_Material provided_
— Start —

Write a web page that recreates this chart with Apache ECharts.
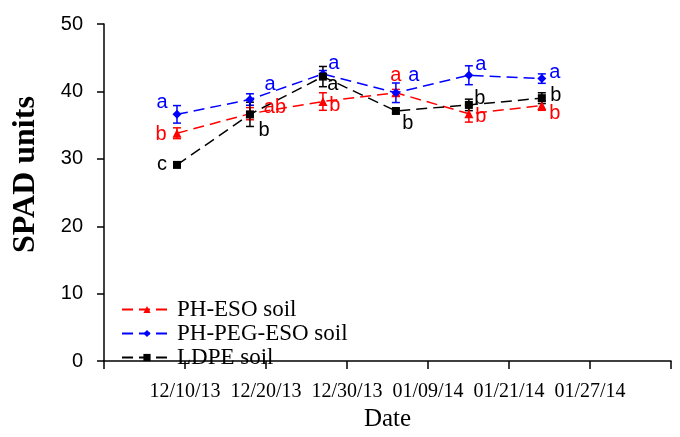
<!DOCTYPE html>
<html>
<head>
<meta charset="utf-8">
<script src="https://cdn.jsdelivr.net/npm/echarts@6/dist/echarts.min.js"></script>
<style>
  html, body { margin: 0; padding: 0; background: #fff; }
  #main { width: 680px; height: 437px; }
</style>
</head>
<body>
<div id="main"></div>
<script>
  // 采样日期
  var dates = ['12/10/13', '12/20/13', '12/30/13', '01/09/14', '01/21/14', '01/27/14'];

  // SPAD 值
  var phEso    = [33.8, 36.7, 38.5, 39.8, 36.7, 37.9];
  var phPegEso = [36.6, 38.8, 42.6, 39.8, 42.4, 41.9];
  var ldpe     = [29.1, 36.6, 42.2, 37.1, 38.0, 39.0];

  // 误差
  var phEsoErr    = [0.8, 0.9, 1.3, 0.5, 1.25, 0.7];
  var phPegEsoErr = [1.3, 0.85, 0.5, 1.45, 1.4, 0.7];
  var ldpeErr     = [0.3, 1.8, 1.5, 0.3, 0.85, 0.8];

  // 显著性字母
  var phEsoLetters    = ['b', 'ab', 'b', 'a', 'b', 'b'];
  var phPegEsoLetters = ['a', 'a', 'a', 'a', 'a', 'a'];
  var ldpeLetters     = ['c', 'b', 'a', 'b', 'b', 'b'];

  // 字母的位置 (样式)
  var phEsoLabelPos    = [[-16, 1], [25, -6], [12, 4], [0, -17], [12, 3], [13, 8]];
  var phPegEsoLabelPos = [[-15, -12], [20, -15], [11, -10], [18, -17], [12, -11], [13, -6]];
  var ldpeLabelPos     = [[-15, 0], [14, 16], [10, 8], [12, 13], [11, -6], [14, -3]];

  var red = '#ff0000', blue = '#0000ff', black = '#000000';

  function lineData(vals, letters, pos, color) {
    var arr = [];
    for (var i in vals) {
      arr.push({
        value: [Number(i), vals[i]],
        label: {
          show: true,
          formatter: letters[i],
          position: 'inside',
          offset: pos[i],
          color: color,
          fontFamily: 'Liberation Sans',
          fontSize: 20
        }
      });
    }
    return arr;
  }

  function errData(vals, errs) {
    var arr = [];
    for (var i in vals) {
      arr.push([Number(i), vals[i] - errs[i], vals[i] + errs[i]]);
    }
    return arr;
  }

  function errSeries(name, vals, errs, color) {
    return {
      name: name + '_err',
      type: 'custom',
      xAxisIndex: 1,
      z: 3,
      data: errData(vals, errs),
      renderItem: function(params, api) {
        var lo = api.coord([api.value(0), api.value(1)]);
        var hi = api.coord([api.value(0), api.value(2)]);
        var w = 4;
        var st = { stroke: color, lineWidth: 1.5 };
        return {
          type: 'group',
          children: [
            { type: 'line', shape: { x1: lo[0], y1: lo[1], x2: hi[0], y2: hi[1] }, style: st },
            { type: 'line', shape: { x1: lo[0] - w, y1: lo[1], x2: lo[0] + w, y2: lo[1] }, style: st },
            { type: 'line', shape: { x1: hi[0] - w, y1: hi[1], x2: hi[0] + w, y2: hi[1] }, style: st }
          ]
        };
      }
    };
  }

  function lineSeries(name, vals, letters, pos, color, symbol, size) {
    return {
      name: name,
      type: 'line',
      xAxisIndex: 1,
      z: 4,
      data: lineData(vals, letters, pos, color),
      symbol: symbol,
      symbolSize: size,
      showAllSymbol: true,
      itemStyle: { color: color },
      lineStyle: { color: color, width: 1.5, type: [11, 6] }
    };
  }

  var dom = document.getElementById('main');
  var myChart = echarts.init(dom);
  var option = {
    animation: false,
    backgroundColor: '#fff',
    grid: { left: 104, right: 9, top: 24, bottom: 70 },
    legend: {
      orient: 'vertical',
      left: 116,
      top: 293,
      itemGap: 1,
      itemWidth: 50,
      itemHeight: 9,
      data: ['PH-ESO soil', 'PH-PEG-ESO soil', 'LDPE soil'],
      textStyle: { fontFamily: 'Liberation Serif', fontSize: 23, color: '#000' }
    },
    xAxis: [
      {
        type: 'value',
        min: 0,
        max: 7,
        interval: 1,
        name: 'Date',
        nameLocation: 'middle',
        nameGap: 45,
        nameTextStyle: { fontFamily: 'Liberation Serif', fontSize: 25, color: '#000' },
        axisLine: { lineStyle: { color: '#000', width: 1.5 } },
        axisTick: { inside: false, length: 8, lineStyle: { color: '#000', width: 1.5 } },
        splitLine: { show: false },
        axisLabel: {
          margin: 21,
          color: '#000',
          fontFamily: 'Liberation Serif',
          fontSize: 20,
          showMinLabel: true,
          showMaxLabel: true,
          formatter: function(v) {
            return dates[v - 1] || '';
          }
        }
      },
      {
        type: 'value',
        min: -1,
        max: 6.77,
        show: false,
        splitLine: { show: false }
      }
    ],
    yAxis: {
      type: 'value',
      min: 0,
      max: 50,
      interval: 10,
      name: 'SPAD units',
      nameLocation: 'middle',
      nameRotate: 90,
      nameGap: 62,
      nameTextStyle: {
        fontFamily: 'Liberation Serif', fontSize: 32, fontWeight: 'bold', color: '#000',
        padding: [0, 0, 0, 36]
      },
      axisLine: { show: true, lineStyle: { color: '#000', width: 1.5 } },
      axisTick: { show: true, inside: false, length: 7, lineStyle: { color: '#000', width: 1.5 } },
      splitLine: { show: false },
      axisLabel: { margin: 21, color: '#000', fontFamily: 'Liberation Sans', fontSize: 20 }
    },
    series: [
      errSeries('PH-ESO soil', phEso, phEsoErr, red),
      errSeries('PH-PEG-ESO soil', phPegEso, phPegEsoErr, blue),
      errSeries('LDPE soil', ldpe, ldpeErr, black),
      lineSeries('PH-ESO soil', phEso, phEsoLetters, phEsoLabelPos, red, 'triangle', 9),
      lineSeries('PH-PEG-ESO soil', phPegEso, phPegEsoLetters, phPegEsoLabelPos, blue, 'diamond', 9),
      lineSeries('LDPE soil', ldpe, ldpeLetters, ldpeLabelPos, black, 'rect', 8)
    ]
  };
  if (option && typeof option === 'object') {
    myChart.setOption(option, true);
  }
</script>
</body>
</html>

— End —

_Description of the task_
Print each line of the material above exactly, with the pictures removed from your copy.

_Answer_
Write a web page that recreates this chart with Apache ECharts.
<!DOCTYPE html>
<html>
<head>
<meta charset="utf-8">
<script src="https://cdn.jsdelivr.net/npm/echarts@6/dist/echarts.min.js"></script>
<style>
  html, body { margin: 0; padding: 0; background: #fff; }
  #main { width: 680px; height: 437px; }
</style>
</head>
<body>
<div id="main"></div>
<script>
  // 采样日期
  var dates = ['12/10/13', '12/20/13', '12/30/13', '01/09/14', '01/21/14', '01/27/14'];

  // SPAD 值
  var phEso    = [33.8, 36.7, 38.5, 39.8, 36.7, 37.9];
  var phPegEso = [36.6, 38.8, 42.6, 39.8, 42.4, 41.9];
  var ldpe     = [29.1, 36.6, 42.2, 37.1, 38.0, 39.0];

  // 误差
  var phEsoErr    = [0.8, 0.9, 1.3, 0.5, 1.25, 0.7];
  var phPegEsoErr = [1.3, 0.85, 0.5, 1.45, 1.4, 0.7];
  var ldpeErr     = [0.3, 1.8, 1.5, 0.3, 0.85, 0.8];

  // 显著性字母
  var phEsoLetters    = ['b', 'ab', 'b', 'a', 'b', 'b'];
  var phPegEsoLetters = ['a', 'a', 'a', 'a', 'a', 'a'];
  var ldpeLetters     = ['c', 'b', 'a', 'b', 'b', 'b'];

  // 字母的位置 (样式)
  var phEsoLabelPos    = [[-16, 1], [25, -6], [12, 4], [0, -17], [12, 3], [13, 8]];
  var phPegEsoLabelPos = [[-15, -12], [20, -15], [11, -10], [18, -17], [12, -11], [13, -6]];
  var ldpeLabelPos     = [[-15, 0], [14, 16], [10, 8], [12, 13], [11, -6], [14, -3]];

  var red = '#ff0000', blue = '#0000ff', black = '#000000';

  function lineData(vals, letters, pos, color) {
    var arr = [];
    for (var i in vals) {
      arr.push({
        value: [Number(i), vals[i]],
        label: {
          show: true,
          formatter: letters[i],
          position: 'inside',
          offset: pos[i],
          color: color,
          fontFamily: 'Liberation Sans',
          fontSize: 20
        }
      });
    }
    return arr;
  }

  function errData(vals, errs) {
    var arr = [];
    for (var i in vals) {
      arr.push([Number(i), vals[i] - errs[i], vals[i] + errs[i]]);
    }
    return arr;
  }

  function errSeries(name, vals, errs, color) {
    return {
      name: name + '_err',
      type: 'custom',
      xAxisIndex: 1,
      z: 3,
      data: errData(vals, errs),
      renderItem: function(params, api) {
        var lo = api.coord([api.value(0), api.value(1)]);
        var hi = api.coord([api.value(0), api.value(2)]);
        var w = 4;
        var st = { stroke: color, lineWidth: 1.5 };
        return {
          type: 'group',
          children: [
            { type: 'line', shape: { x1: lo[0], y1: lo[1], x2: hi[0], y2: hi[1] }, style: st },
            { type: 'line', shape: { x1: lo[0] - w, y1: lo[1], x2: lo[0] + w, y2: lo[1] }, style: st },
            { type: 'line', shape: { x1: hi[0] - w, y1: hi[1], x2: hi[0] + w, y2: hi[1] }, style: st }
          ]
        };
      }
    };
  }

  function lineSeries(name, vals, letters, pos, color, symbol, size) {
    return {
      name: name,
      type: 'line',
      xAxisIndex: 1,
      z: 4,
      data: lineData(vals, letters, pos, color),
      symbol: symbol,
      symbolSize: size,
      showAllSymbol: true,
      itemStyle: { color: color },
      lineStyle: { color: color, width: 1.5, type: [11, 6] }
    };
  }

  var dom = document.getElementById('main');
  var myChart = echarts.init(dom);
  var option = {
    animation: false,
    backgroundColor: '#fff',
    grid: { left: 104, right: 9, top: 24, bottom: 70 },
    legend: {
      orient: 'vertical',
      left: 116,
      top: 293,
      itemGap: 1,
      itemWidth: 50,
      itemHeight: 9,
      data: ['PH-ESO soil', 'PH-PEG-ESO soil', 'LDPE soil'],
      textStyle: { fontFamily: 'Liberation Serif', fontSize: 23, color: '#000' }
    },
    xAxis: [
      {
        type: 'value',
        min: 0,
        max: 7,
        interval: 1,
        name: 'Date',
        nameLocation: 'middle',
        nameGap: 45,
        nameTextStyle: { fontFamily: 'Liberation Serif', fontSize: 25, color: '#000' },
        axisLine: { lineStyle: { color: '#000', width: 1.5 } },
        axisTick: { inside: false, length: 8, lineStyle: { color: '#000', width: 1.5 } },
        splitLine: { show: false },
        axisLabel: {
          margin: 21,
          color: '#000',
          fontFamily: 'Liberation Serif',
          fontSize: 20,
          showMinLabel: true,
          showMaxLabel: true,
          formatter: function(v) {
            return dates[v - 1] || '';
          }
        }
      },
      {
        type: 'value',
        min: -1,
        max: 6.77,
        show: false,
        splitLine: { show: false }
      }
    ],
    yAxis: {
      type: 'value',
      min: 0,
      max: 50,
      interval: 10,
      name: 'SPAD units',
      nameLocation: 'middle',
      nameRotate: 90,
      nameGap: 62,
      nameTextStyle: {
        fontFamily: 'Liberation Serif', fontSize: 32, fontWeight: 'bold', color: '#000',
        padding: [0, 0, 0, 36]
      },
      axisLine: { show: true, lineStyle: { color: '#000', width: 1.5 } },
      axisTick: { show: true, inside: false, length: 7, lineStyle: { color: '#000', width: 1.5 } },
      splitLine: { show: false },
      axisLabel: { margin: 21, color: '#000', fontFamily: 'Liberation Sans', fontSize: 20 }
    },
    series: [
      errSeries('PH-ESO soil', phEso, phEsoErr, red),
      errSeries('PH-PEG-ESO soil', phPegEso, phPegEsoErr, blue),
      errSeries('LDPE soil', ldpe, ldpeErr, black),
      lineSeries('PH-ESO soil', phEso, phEsoLetters, phEsoLabelPos, red, 'triangle', 9),
      lineSeries('PH-PEG-ESO soil', phPegEso, phPegEsoLetters, phPegEsoLabelPos, blue, 'diamond', 9),
      lineSeries('LDPE soil', ldpe, ldpeLetters, ldpeLabelPos, black, 'rect', 8)
    ]
  };
  if (option && typeof option === 'object') {
    myChart.setOption(option, true);
  }
</script>
</body>
</html>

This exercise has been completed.